Given request: Take every line from the material that has the word "this" in it.

%%

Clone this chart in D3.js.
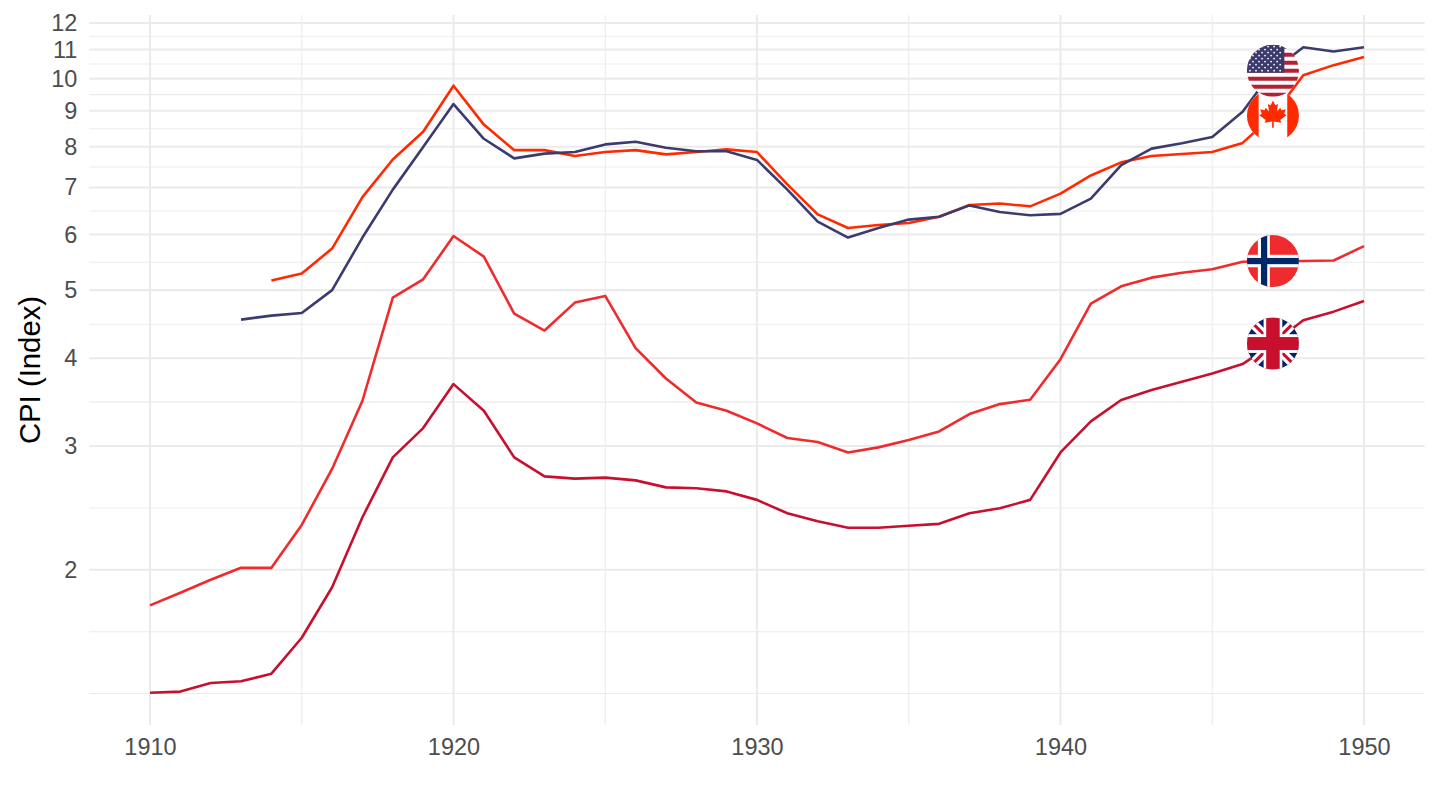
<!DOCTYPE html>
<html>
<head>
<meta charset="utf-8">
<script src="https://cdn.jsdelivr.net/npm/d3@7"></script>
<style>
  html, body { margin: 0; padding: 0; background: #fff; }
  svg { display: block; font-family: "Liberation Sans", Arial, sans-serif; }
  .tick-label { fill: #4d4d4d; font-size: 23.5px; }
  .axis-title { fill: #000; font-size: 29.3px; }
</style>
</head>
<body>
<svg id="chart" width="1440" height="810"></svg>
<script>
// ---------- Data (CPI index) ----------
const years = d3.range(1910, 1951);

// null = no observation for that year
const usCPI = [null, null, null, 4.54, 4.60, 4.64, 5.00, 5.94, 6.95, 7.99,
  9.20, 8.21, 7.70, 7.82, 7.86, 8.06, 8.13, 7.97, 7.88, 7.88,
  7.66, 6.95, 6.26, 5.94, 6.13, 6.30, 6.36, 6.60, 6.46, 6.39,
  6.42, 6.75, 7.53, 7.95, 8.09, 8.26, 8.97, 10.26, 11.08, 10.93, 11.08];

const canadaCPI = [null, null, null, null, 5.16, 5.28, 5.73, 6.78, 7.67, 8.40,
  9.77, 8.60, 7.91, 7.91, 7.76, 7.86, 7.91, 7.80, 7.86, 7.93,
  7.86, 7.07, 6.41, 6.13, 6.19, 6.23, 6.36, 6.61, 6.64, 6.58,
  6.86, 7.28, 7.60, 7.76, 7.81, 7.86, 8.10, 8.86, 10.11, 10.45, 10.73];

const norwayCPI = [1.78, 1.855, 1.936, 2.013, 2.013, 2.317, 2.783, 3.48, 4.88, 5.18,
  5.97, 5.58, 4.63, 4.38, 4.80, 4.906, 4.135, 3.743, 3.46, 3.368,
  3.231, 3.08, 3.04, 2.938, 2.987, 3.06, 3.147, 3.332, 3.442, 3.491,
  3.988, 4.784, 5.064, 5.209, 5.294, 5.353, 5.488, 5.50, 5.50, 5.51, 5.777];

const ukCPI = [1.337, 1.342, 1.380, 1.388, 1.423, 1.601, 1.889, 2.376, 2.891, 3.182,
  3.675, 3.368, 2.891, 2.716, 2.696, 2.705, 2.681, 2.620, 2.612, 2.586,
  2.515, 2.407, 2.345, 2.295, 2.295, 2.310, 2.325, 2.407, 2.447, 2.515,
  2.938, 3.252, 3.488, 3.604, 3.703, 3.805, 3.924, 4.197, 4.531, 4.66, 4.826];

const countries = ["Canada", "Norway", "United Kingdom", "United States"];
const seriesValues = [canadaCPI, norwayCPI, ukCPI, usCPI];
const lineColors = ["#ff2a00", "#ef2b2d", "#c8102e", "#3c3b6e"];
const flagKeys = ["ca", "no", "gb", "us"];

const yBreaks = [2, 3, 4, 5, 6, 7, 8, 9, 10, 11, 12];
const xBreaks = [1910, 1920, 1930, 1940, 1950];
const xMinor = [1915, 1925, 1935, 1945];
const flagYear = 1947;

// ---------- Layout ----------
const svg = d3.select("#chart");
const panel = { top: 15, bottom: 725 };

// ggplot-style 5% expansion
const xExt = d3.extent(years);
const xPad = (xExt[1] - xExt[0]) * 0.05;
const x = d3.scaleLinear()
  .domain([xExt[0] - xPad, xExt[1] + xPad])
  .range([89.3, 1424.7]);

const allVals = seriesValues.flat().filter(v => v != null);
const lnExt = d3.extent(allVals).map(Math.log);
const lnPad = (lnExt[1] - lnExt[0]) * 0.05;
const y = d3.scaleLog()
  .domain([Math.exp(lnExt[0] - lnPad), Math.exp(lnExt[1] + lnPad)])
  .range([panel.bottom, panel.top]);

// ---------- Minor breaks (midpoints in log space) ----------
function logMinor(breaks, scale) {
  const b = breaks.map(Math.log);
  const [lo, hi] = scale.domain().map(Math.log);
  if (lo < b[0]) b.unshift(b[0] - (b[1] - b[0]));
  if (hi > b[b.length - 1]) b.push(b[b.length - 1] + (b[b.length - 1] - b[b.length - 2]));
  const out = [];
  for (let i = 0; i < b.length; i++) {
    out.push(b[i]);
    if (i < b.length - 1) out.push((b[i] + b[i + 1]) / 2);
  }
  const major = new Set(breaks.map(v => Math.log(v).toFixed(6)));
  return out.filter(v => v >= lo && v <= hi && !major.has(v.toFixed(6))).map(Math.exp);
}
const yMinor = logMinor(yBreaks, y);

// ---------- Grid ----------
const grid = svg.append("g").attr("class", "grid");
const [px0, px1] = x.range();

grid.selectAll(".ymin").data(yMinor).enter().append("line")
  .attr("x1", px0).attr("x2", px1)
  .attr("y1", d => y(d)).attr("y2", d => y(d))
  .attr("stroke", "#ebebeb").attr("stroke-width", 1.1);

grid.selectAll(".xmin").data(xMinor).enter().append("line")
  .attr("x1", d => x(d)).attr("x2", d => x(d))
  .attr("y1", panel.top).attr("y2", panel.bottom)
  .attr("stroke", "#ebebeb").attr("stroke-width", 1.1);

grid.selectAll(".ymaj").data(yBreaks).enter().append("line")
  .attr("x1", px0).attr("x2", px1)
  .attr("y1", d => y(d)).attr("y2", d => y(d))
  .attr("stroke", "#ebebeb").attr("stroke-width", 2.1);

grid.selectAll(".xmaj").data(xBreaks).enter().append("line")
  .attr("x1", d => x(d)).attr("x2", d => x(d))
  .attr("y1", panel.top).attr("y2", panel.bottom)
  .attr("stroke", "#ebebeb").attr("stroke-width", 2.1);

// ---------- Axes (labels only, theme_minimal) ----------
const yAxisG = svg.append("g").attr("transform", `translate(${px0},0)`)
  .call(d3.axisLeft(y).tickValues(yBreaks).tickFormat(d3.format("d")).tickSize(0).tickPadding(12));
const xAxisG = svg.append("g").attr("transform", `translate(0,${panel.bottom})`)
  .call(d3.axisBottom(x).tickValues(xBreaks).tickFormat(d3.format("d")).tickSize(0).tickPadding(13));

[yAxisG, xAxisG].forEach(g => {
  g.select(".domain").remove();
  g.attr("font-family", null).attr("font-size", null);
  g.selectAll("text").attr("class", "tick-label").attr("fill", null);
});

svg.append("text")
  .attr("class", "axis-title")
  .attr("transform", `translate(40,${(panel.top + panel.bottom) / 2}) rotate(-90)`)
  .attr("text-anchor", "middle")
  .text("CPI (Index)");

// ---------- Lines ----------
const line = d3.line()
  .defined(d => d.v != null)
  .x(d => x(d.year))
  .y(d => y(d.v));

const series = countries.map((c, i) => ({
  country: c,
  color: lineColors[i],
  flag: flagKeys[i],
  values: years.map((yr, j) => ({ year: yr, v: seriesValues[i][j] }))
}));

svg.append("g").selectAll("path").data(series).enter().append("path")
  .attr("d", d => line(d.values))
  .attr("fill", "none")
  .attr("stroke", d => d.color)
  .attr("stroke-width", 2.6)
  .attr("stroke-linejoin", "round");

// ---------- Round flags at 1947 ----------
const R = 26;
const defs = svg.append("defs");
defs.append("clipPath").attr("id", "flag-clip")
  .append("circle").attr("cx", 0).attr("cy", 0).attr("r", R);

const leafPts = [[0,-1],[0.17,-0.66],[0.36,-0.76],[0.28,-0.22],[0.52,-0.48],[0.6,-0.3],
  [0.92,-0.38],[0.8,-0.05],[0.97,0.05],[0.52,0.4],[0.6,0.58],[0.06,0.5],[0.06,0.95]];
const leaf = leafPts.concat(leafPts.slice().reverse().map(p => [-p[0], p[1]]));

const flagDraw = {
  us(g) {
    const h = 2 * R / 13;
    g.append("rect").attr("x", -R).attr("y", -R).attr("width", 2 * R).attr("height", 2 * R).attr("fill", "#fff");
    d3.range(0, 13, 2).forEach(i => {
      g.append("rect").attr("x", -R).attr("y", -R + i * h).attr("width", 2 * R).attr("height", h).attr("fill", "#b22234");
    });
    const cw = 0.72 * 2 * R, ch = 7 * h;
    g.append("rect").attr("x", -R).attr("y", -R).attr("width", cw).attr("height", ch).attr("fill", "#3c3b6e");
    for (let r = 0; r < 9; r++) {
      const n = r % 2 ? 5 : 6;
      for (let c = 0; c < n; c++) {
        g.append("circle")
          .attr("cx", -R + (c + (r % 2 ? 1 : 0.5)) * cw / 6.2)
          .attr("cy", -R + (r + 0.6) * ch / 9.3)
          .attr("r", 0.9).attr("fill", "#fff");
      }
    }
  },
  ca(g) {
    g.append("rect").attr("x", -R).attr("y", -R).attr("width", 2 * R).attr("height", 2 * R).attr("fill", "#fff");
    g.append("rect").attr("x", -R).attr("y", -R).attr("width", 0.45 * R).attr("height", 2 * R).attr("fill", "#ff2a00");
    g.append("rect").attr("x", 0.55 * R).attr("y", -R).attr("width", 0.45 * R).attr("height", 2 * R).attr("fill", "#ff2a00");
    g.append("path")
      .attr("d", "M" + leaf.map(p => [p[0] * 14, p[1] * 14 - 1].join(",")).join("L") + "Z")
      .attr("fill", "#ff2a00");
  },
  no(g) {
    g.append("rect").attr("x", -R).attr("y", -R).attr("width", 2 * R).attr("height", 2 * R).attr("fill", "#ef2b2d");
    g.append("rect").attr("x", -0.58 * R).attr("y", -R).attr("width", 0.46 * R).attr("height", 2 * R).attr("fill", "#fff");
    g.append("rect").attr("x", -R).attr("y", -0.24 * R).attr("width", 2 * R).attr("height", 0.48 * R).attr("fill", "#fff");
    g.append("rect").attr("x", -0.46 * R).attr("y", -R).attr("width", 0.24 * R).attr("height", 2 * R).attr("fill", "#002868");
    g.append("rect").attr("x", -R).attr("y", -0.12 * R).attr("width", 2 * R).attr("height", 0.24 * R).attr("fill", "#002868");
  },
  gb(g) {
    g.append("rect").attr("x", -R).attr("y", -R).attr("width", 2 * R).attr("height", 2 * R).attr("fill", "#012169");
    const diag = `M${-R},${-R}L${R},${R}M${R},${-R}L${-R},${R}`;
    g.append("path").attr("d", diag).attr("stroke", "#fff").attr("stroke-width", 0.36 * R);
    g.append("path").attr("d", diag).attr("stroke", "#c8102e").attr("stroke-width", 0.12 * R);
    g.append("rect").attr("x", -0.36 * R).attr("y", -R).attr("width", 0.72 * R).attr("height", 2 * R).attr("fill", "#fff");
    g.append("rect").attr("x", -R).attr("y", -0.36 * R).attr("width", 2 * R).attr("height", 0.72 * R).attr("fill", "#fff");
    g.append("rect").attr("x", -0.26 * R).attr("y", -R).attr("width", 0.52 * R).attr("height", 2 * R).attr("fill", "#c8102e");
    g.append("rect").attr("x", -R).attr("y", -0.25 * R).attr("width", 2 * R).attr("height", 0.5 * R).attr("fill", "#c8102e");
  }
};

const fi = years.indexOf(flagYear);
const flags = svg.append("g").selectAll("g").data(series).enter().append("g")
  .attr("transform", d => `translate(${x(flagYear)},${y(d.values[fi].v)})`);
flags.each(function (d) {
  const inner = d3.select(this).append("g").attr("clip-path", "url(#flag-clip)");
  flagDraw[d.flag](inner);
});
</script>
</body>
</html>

%%

Full answer:
Clone this chart in D3.js.
  const inner = d3.select(this).append("g").attr("clip-path", "url(#flag-clip)");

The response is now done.